— What you are asked to do —
What lines of the data hold the string "this"? Pull each one out.

— Collected data —
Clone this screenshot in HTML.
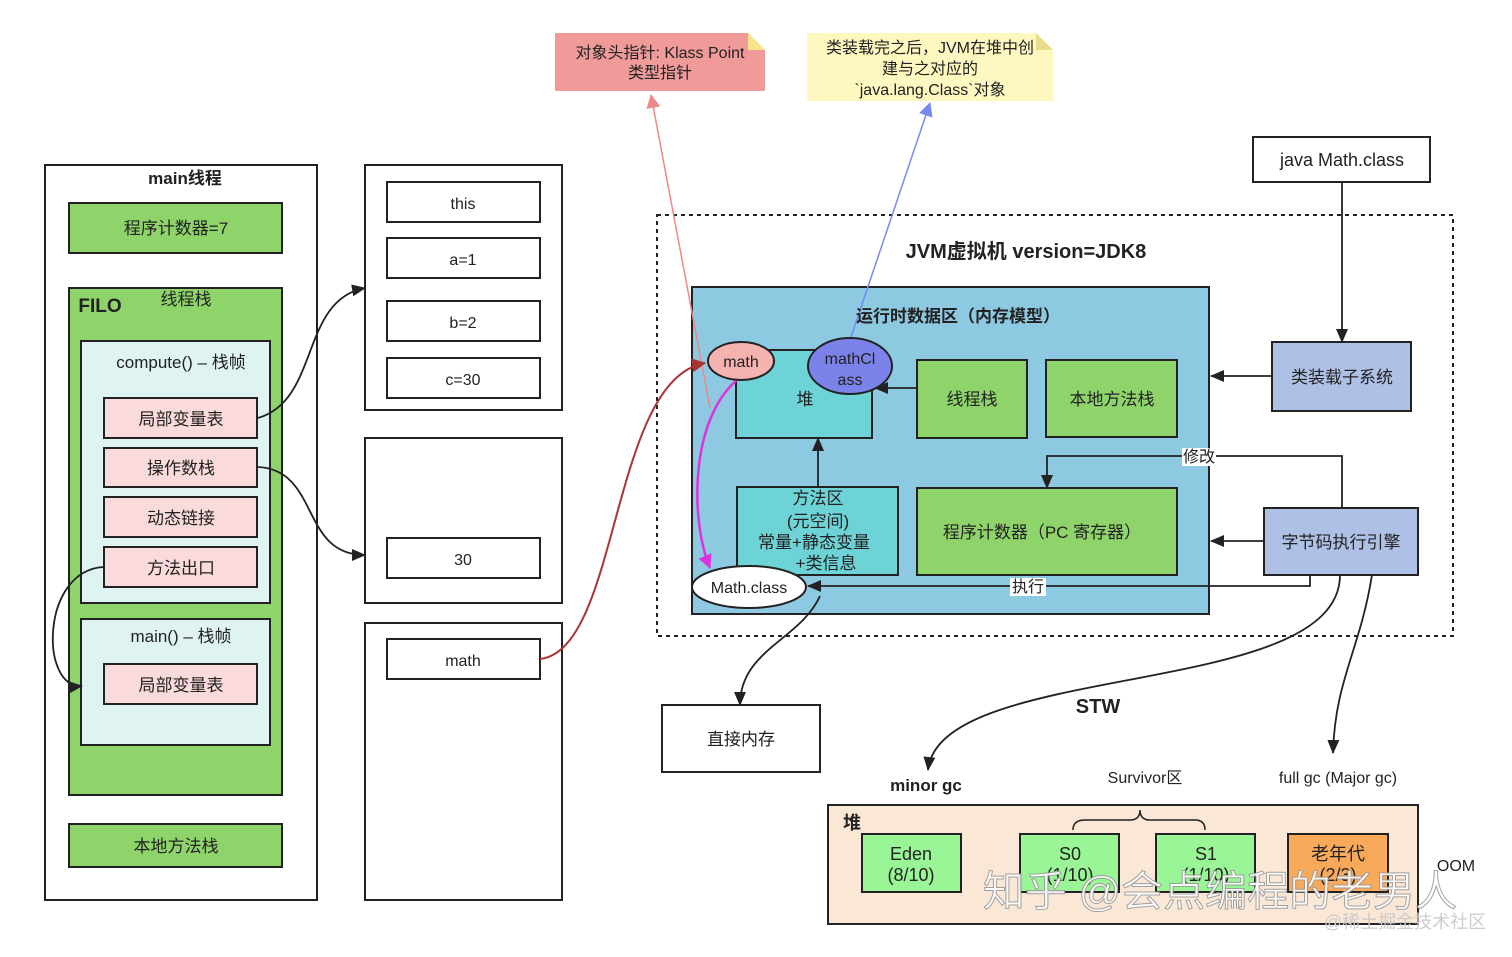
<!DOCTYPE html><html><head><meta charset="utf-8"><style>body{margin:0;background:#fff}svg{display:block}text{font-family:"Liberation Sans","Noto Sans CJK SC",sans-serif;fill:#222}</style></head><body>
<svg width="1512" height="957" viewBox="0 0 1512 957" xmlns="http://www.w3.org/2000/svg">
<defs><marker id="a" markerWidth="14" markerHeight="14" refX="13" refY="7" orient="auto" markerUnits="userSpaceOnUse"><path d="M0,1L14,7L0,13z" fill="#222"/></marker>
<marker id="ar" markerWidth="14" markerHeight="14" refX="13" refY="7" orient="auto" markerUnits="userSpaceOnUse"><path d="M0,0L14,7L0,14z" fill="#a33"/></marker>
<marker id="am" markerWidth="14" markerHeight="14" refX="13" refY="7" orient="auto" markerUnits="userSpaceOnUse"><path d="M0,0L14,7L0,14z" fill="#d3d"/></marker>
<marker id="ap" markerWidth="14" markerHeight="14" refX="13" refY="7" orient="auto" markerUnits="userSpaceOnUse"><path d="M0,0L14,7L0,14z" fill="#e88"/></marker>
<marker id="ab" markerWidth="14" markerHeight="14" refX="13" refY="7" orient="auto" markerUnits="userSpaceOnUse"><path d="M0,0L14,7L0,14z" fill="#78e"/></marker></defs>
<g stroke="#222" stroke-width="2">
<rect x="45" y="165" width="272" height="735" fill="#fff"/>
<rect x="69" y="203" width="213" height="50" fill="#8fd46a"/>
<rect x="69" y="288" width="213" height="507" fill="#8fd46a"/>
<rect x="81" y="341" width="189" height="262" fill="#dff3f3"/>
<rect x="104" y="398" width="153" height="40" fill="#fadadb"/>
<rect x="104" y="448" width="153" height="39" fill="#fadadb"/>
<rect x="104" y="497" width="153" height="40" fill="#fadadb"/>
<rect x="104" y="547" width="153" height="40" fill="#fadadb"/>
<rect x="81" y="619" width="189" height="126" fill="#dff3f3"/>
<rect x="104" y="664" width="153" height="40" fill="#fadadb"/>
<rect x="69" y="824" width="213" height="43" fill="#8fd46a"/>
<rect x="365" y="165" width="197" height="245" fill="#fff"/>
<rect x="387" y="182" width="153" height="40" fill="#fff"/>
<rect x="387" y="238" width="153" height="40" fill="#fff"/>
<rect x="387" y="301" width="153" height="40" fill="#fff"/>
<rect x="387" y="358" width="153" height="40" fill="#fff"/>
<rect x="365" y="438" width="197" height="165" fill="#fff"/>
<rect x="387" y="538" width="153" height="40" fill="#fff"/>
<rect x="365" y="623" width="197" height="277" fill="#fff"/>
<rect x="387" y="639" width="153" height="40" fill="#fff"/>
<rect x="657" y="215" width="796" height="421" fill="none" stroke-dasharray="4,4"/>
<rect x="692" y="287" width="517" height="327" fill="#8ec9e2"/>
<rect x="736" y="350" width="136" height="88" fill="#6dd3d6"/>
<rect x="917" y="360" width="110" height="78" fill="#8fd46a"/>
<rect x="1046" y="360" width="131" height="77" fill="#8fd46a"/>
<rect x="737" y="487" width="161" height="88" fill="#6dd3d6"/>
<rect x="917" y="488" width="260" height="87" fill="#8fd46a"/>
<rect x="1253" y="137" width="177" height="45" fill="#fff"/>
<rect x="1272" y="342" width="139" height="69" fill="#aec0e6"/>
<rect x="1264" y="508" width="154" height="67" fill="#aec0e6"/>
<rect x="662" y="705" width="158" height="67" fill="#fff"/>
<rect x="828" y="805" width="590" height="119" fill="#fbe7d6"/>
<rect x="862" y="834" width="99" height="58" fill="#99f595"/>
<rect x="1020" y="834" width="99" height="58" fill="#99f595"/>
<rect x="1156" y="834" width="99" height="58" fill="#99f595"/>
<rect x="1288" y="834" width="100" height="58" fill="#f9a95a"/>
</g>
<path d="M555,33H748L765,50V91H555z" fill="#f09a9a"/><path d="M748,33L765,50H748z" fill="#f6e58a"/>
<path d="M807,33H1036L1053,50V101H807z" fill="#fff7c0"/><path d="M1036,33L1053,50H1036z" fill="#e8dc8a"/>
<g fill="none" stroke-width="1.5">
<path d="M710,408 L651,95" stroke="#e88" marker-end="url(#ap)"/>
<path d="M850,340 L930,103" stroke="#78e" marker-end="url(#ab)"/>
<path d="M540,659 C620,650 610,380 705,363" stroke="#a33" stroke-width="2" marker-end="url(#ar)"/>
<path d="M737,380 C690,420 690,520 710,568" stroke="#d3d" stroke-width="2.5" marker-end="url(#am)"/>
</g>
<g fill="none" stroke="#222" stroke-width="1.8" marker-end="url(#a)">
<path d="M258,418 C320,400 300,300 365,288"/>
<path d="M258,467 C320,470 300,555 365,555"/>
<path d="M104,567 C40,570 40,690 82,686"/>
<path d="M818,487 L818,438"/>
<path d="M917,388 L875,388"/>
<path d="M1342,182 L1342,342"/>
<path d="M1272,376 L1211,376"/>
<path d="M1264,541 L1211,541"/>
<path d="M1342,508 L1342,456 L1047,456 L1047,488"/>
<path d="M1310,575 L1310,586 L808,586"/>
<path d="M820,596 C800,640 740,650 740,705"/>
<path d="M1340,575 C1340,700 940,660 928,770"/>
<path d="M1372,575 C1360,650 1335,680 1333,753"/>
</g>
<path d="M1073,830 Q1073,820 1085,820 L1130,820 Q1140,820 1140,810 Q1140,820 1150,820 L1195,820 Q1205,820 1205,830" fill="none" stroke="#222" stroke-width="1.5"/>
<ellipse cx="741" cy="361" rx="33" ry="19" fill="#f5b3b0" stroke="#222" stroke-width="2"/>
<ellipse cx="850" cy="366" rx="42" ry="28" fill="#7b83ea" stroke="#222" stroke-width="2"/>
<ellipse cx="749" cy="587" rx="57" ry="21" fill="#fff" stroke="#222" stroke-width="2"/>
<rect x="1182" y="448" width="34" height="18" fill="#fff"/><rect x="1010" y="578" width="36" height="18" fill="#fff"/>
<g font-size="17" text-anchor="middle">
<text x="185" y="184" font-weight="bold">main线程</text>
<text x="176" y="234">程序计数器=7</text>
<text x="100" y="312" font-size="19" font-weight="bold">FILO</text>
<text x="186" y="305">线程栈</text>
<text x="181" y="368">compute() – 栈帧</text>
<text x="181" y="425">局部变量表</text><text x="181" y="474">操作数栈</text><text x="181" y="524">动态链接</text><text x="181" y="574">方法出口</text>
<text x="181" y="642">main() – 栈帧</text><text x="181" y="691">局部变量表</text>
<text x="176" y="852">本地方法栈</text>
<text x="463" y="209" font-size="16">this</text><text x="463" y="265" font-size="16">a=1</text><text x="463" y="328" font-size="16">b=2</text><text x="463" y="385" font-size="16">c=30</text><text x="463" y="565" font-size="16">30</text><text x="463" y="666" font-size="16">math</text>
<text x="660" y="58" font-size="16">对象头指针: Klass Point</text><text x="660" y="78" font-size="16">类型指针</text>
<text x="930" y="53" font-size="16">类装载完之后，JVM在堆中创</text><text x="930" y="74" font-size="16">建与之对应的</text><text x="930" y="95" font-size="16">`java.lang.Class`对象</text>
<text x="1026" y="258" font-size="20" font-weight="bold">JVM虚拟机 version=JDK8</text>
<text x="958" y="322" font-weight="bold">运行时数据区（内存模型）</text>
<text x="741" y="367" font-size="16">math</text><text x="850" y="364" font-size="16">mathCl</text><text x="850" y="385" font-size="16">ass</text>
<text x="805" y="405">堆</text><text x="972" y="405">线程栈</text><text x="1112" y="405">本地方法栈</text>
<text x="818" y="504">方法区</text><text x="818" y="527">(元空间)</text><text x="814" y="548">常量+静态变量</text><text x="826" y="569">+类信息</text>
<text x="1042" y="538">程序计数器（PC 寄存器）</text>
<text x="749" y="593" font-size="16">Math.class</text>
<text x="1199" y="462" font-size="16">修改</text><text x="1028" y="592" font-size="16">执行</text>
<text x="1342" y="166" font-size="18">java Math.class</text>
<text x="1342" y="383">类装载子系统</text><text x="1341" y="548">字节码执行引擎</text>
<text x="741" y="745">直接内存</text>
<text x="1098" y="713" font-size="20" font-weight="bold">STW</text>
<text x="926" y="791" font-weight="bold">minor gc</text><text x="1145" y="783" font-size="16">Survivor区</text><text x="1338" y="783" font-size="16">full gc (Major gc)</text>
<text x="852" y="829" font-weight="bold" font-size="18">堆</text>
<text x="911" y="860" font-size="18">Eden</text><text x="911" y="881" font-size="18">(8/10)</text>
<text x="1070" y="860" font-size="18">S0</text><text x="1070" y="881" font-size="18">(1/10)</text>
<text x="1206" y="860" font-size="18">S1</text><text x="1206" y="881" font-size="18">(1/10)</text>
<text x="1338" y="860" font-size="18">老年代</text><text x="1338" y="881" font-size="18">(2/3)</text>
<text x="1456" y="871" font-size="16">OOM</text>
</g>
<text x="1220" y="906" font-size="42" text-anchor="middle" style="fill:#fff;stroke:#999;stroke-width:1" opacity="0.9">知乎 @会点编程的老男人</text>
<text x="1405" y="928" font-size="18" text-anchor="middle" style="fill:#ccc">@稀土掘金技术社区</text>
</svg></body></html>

— Expected answer —
Clone this screenshot in HTML.
<text x="463" y="209" font-size="16">this</text><text x="463" y="265" font-size="16">a=1</text><text x="463" y="328" font-size="16">b=2</text><text x="463" y="385" font-size="16">c=30</text><text x="463" y="565" font-size="16">30</text><text x="463" y="666" font-size="16">math</text>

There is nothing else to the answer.